The agreement to target weapons designed to evade ballistic missile defenses is expected when President Joe Biden meets with Japanese Prime Minister Fumio Kishida in the US on Friday.
The report, published in Japan’s Yomiuri newspaper, did not give a source for the information and Japanese Foreign Ministry officials could not be reached for comment last night.
Unlike typical ballistic warheads that fly on predictable trajectories, hypersonic projectiles can change course, making them more difficult to target.
US President Joe Biden and Fumio Kishida, the Prime Minister of Japan, shake hands ahead of a bilateral meeting ahead of the Group of Seven Leaders’ Summit in Hiroshima, Japan, on Thursday, May 18
Japanese Prime Minister Fumio Kishida and US President Joe Biden pose for a group photo at Itsukushima Shrine during the G7 summit on May 19
Biden and Kishida will meet at a trilateral summit with South Korean President Yoon Suk Yeol in Camp David, Maryland, the report said.

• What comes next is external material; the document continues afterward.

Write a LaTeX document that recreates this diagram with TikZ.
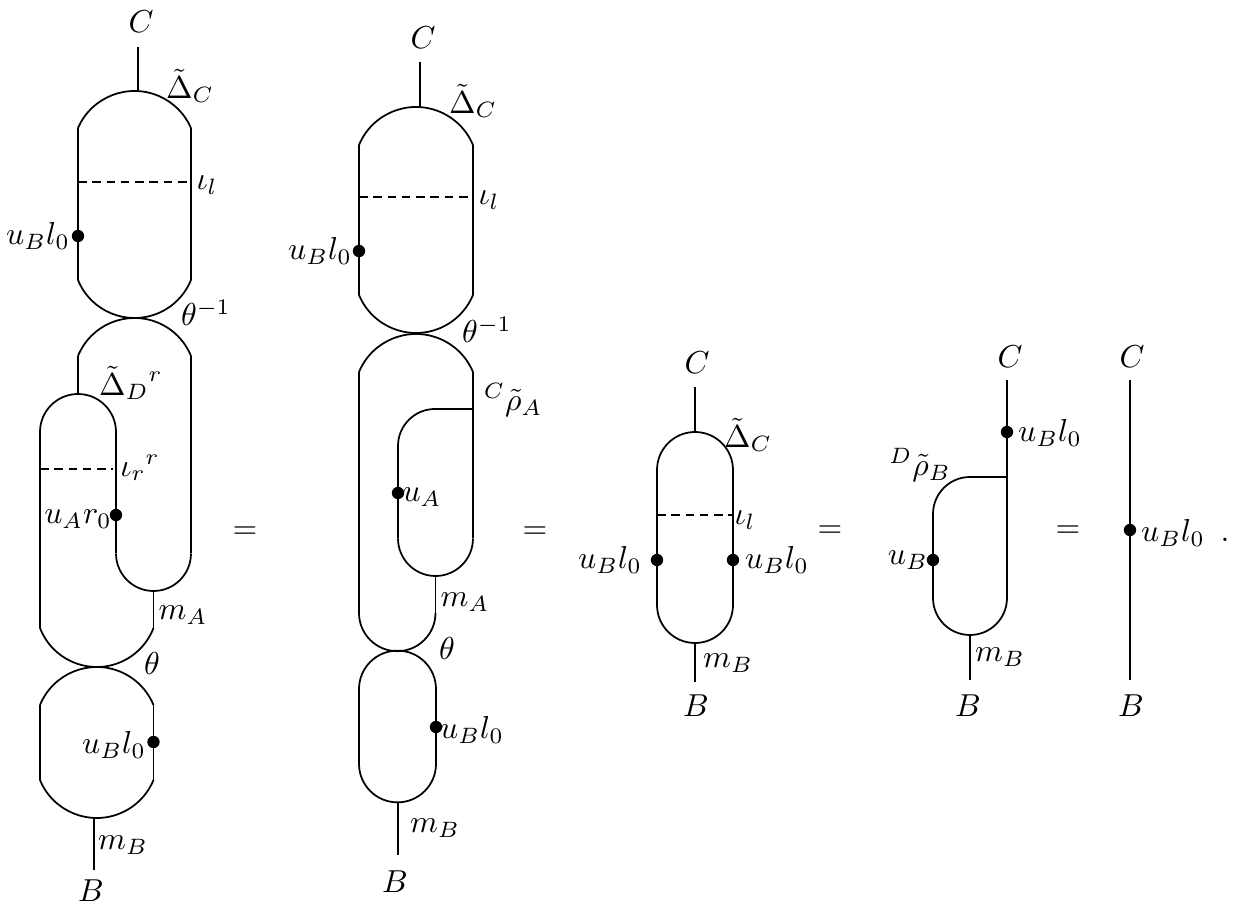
\documentclass[tikz,border=0pt]{standalone}
\newcommand\hump[4]{%
  \pgfmathsetmacro\hw{(#2-#1)/2}%
  \pgfmathsetmacro\rr{(\hw*\hw+#4*#4)/(2*#4)}%
  \pgfmathsetmacro\th{asin(min(1,\hw/\rr))}%
  \draw[wire] (#1,-#3) arc[start angle={90+\th},end angle={90-\th},radius=\rr];}
\newcommand\cupp[4]{%
  \pgfmathsetmacro\hw{(#2-#1)/2}%
  \pgfmathsetmacro\rr{(\hw*\hw+#4*#4)/(2*#4)}%
  \pgfmathsetmacro\th{asin(min(1,\hw/\rr))}%
  \draw[wire] (#1,-#3) arc[start angle={270-\th},end angle={270+\th},radius=\rr];}
\begin{document}
\begin{tikzpicture}[x=0.315pt,y=0.315pt,
  wire/.style={line width=0.55pt},
  dashline/.style={line width=0.55pt,dash pattern=on 2.7pt off 1.8pt},
  bead/.style={circle,fill,inner sep=0pt,minimum size=3.9pt},
  lab/.style={inner sep=0pt}]
\useasboundingbox (0,0) rectangle (1233,-913);

% ---------- diagram 1 ----------
\node[lab] (C1) at (141,-22) {$C$};
\draw[wire] (138,-47) -- (138,-91);
\hump{78}{191}{128}{37}
\draw[wire] (78,-128) -- (78,-280);
\draw[wire] (191,-128) -- (191,-280);
\cupp{78}{191}{280}{38}
\draw[dashline] (78,-182) -- (191,-182);
\node[bead] (d1a) at (78,-236) {};
\node[lab] (l1a) at (38,-236) {$u_Bl_0$};
\node[lab] (D1) at (190,-86) {$\tilde\Delta_C$};
\node[lab] (i1) at (207,-185) {$\iota_l$};
\node[lab] (t1) at (206,-313) {$\theta^{-1}$};
\hump{78}{191}{356}{38}
\draw[wire] (191,-356) -- (191,-553.5);
\draw[wire] (78,-356) -- (78,-394);
\hump{40}{116}{432}{38}
\draw[wire] (40,-432) -- (40,-628);
\draw[wire] (116,-432) -- (116,-553.5);
\cupp{116}{191}{553.5}{37.5}
\draw[wire] (153.5,-591) -- (153.5,-628);
\cupp{40}{153.5}{628}{39}
\draw[dashline] (40,-469) -- (113,-469);
\node[bead] (d1b) at (116,-515) {};
\node[lab] (l1b) at (78,-519) {$u_Ar_0$};
\node[lab] (DD1) at (131,-383) {$\tilde\Delta_D{\vphantom{\Delta}}^r$};
\node[lab] (ir1) at (140,-468) {${\iota_r}^r$};
\node[lab] (mA1) at (183,-615) {$m_A$};
\node[lab] (th1) at (152,-663) {$\theta$};
\hump{40}{153.5}{705}{38}
\draw[wire] (40,-705) -- (40,-780);
\draw[wire] (153.5,-705) -- (153.5,-780);
\cupp{40}{153.5}{780}{38}
\node[bead] (d1c) at (153.5,-742) {};
\node[lab] (l1c) at (114,-745) {$u_Bl_0$};
\draw[wire] (94,-818) -- (94,-870);
\node[lab] (mB1) at (123,-845) {$m_B$};
\node[lab] (B1) at (91,-891) {$B$};

\node (eq1) at (245,-533) {$=$};

% ---------- diagram 2 ----------
\node[lab] (C2) at (423,-38) {$C$};
\draw[wire] (420,-62) -- (420,-107);
\hump{359}{473}{145}{38}
\draw[wire] (359,-145) -- (359,-295);
\draw[wire] (473,-145) -- (473,-295);
\cupp{359}{473}{295}{38}
\draw[dashline] (359,-197) -- (473,-197);
\node[bead] (d2a) at (359,-251) {};
\node[lab] (l2a) at (320,-251) {$u_Bl_0$};
\node[lab] (D2) at (473,-101) {$\tilde\Delta_C$};
\node[lab] (i2) at (489,-200) {$\iota_l$};
\node[lab] (t2) at (487,-330) {$\theta^{-1}$};
\hump{359}{473}{372}{38}
\draw[wire] (473,-372) -- (473,-538.5);
\draw[wire] (359,-372) -- (359,-613);
\draw[wire] (473,-409) -- (435,-409) arc[start angle=90,end angle=180,radius=37] -- (398,-538.5);
\cupp{398}{473}{538.5}{37.5}
\draw[wire] (435.5,-576) -- (435.5,-613);
\cupp{359}{435.5}{613}{38}
\node[bead] (d2b) at (398,-493) {};
\node[lab] (l2b) at (422,-497) {$u_A$};
\node[lab] (rho2) at (513,-400) {${}^C\tilde\rho_A$};
\node[lab] (mA2) at (465,-602) {$m_A$};
\node[lab] (th2) at (447,-648) {$\theta$};
\hump{359}{436}{689}{38}
\draw[wire] (359,-689) -- (359,-764);
\draw[wire] (436,-689) -- (436,-764);
\cupp{359}{436}{764}{38}
\node[bead] (d2c) at (436,-727) {};
\node[lab] (l2c) at (472,-730) {$u_Bl_0$};
\draw[wire] (398,-802) -- (398,-855);
\node[lab] (mB2) at (435,-828) {$m_B$};
\node[lab] (B2) at (395,-882) {$B$};

\node (eq2) at (535,-533) {$=$};

% ---------- diagram 3 ----------
\node[lab] (C3) at (697,-363) {$C$};
\draw[wire] (695,-387) -- (695,-432);
\hump{657}{733}{470}{38}
\draw[wire] (657,-470) -- (657,-605);
\draw[wire] (733,-470) -- (733,-605);
\cupp{657}{733}{605}{38}
\draw[dashline] (657,-515) -- (733,-515);
\node[bead] (d3a) at (657,-560) {};
\node[bead] (d3b) at (733,-560) {};
\node[lab] (l3a) at (610,-560) {$u_Bl_0$};
\node[lab] (l3b) at (777,-560) {$u_Bl_0$};
\node[lab] (D3) at (748,-435) {$\tilde\Delta_C$};
\node[lab] (i3) at (745,-520) {$\iota_l$};
\draw[wire] (695,-643) -- (695,-682);
\node[lab] (mB3) at (728,-663) {$m_B$};
\node[lab] (B3) at (696,-706) {$B$};

\node (eq3) at (830,-532) {$=$};

% ---------- diagram 4 ----------
\node[lab] (C4) at (1010,-357) {$C$};
\draw[wire] (1007,-380) -- (1007,-598);
\node[bead] (d4a) at (1007,-432) {};
\node[lab] (l4a) at (1050,-433) {$u_Bl_0$};
\draw[wire] (1007,-477) -- (970,-477) arc[start angle=90,end angle=180,radius=37] -- (933,-598);
\cupp{933}{1007}{598}{37}
\node[bead] (d4b) at (933,-560) {};
\node[lab] (l4b) at (908,-560) {$u_B$};
\node[lab] (rho4) at (920,-465) {${}^D\tilde\rho_B$};
\draw[wire] (970,-635) -- (970,-680);
\node[lab] (mB4) at (1000,-657) {$m_B$};
\node[lab] (B4) at (968,-706) {$B$};

\node (eq4) at (1068,-532) {$=$};

% ---------- diagram 5 ----------
\node[lab] (C5) at (1132,-357) {$C$};
\draw[wire] (1130,-380) -- (1130,-680);
\node[bead] (d5) at (1130,-530) {};
\node[lab] (l5) at (1173,-533) {$u_Bl_0$};
\node[lab] (dot5) at (1225,-540) {$.$};
\node[lab] (B5) at (1131,-706) {$B$};
\end{tikzpicture}
\end{document}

The US and Japan agreed in January to consider developing the interceptor at a meeting between Secretary of State Antony Blinken and Secretary of Defense Lloyd Austin with their Japanese counterparts.
The deal would be the second such missile defense technology collaboration after Washington and Tokyo developed a longer-range missile to hit nuclear warheads in space.
Japan deploys the missile on warships in the sea between Japan and the Korean Peninsula to defend against North Korean attacks.